According to a survery by Frisch’s Restaurants Inc. — the Cincinnati-based company that operates Big Boy Restaurants — the greatest threat to the future employment of fast-food workers won’t be a minimum wage hike, but the simple fact that millennials “don’t feel like dealing with people.”
In the survey, nearly 31 percent of millennials said that the reason they use the drive-thru isn’t speed or convenience, but because doing so requires the least amount of actual human interaction. Such a tendency will, no doubt, encourage companies to further automate the fast-food purchasing process.
For the record, that 31 percent who say they use the drive through to avoid people is double the national rate across all age groups.

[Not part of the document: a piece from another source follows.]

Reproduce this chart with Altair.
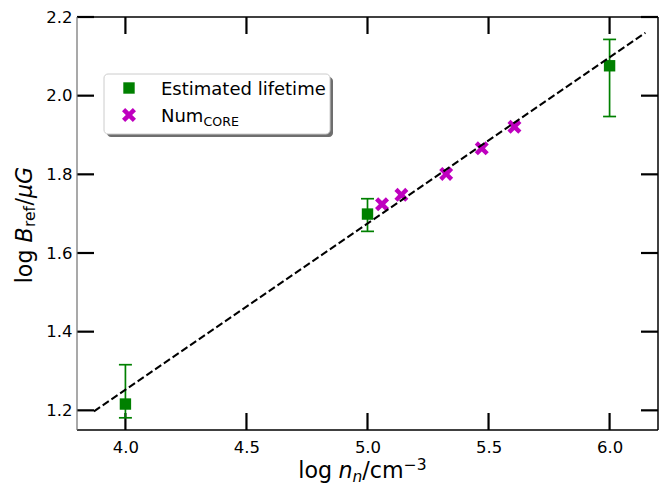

And there is more.
Last month it was reported that millennials aren’t having much sex. You read that right. Contrary to the popular belief that millennials are a “hookup generation,” data from Archives of Sexual Behavior showed “the only generation with a higher rate of sexual inactivity than today’s 20- to 24-year-olds was the one born in the 1920s.”
So if millennials aren’t having much sex (and I presume this is not for reasons of chastity) and are using the drive-through to avoid people, one thing is abundantly clear: millennials hate people.
Okay, perhaps that is too strong.
But it is worth asking a question: Is this generation raised on video games and electronic connectivity markedly less social than any previous generation in recent memory? And if so, what does it mean?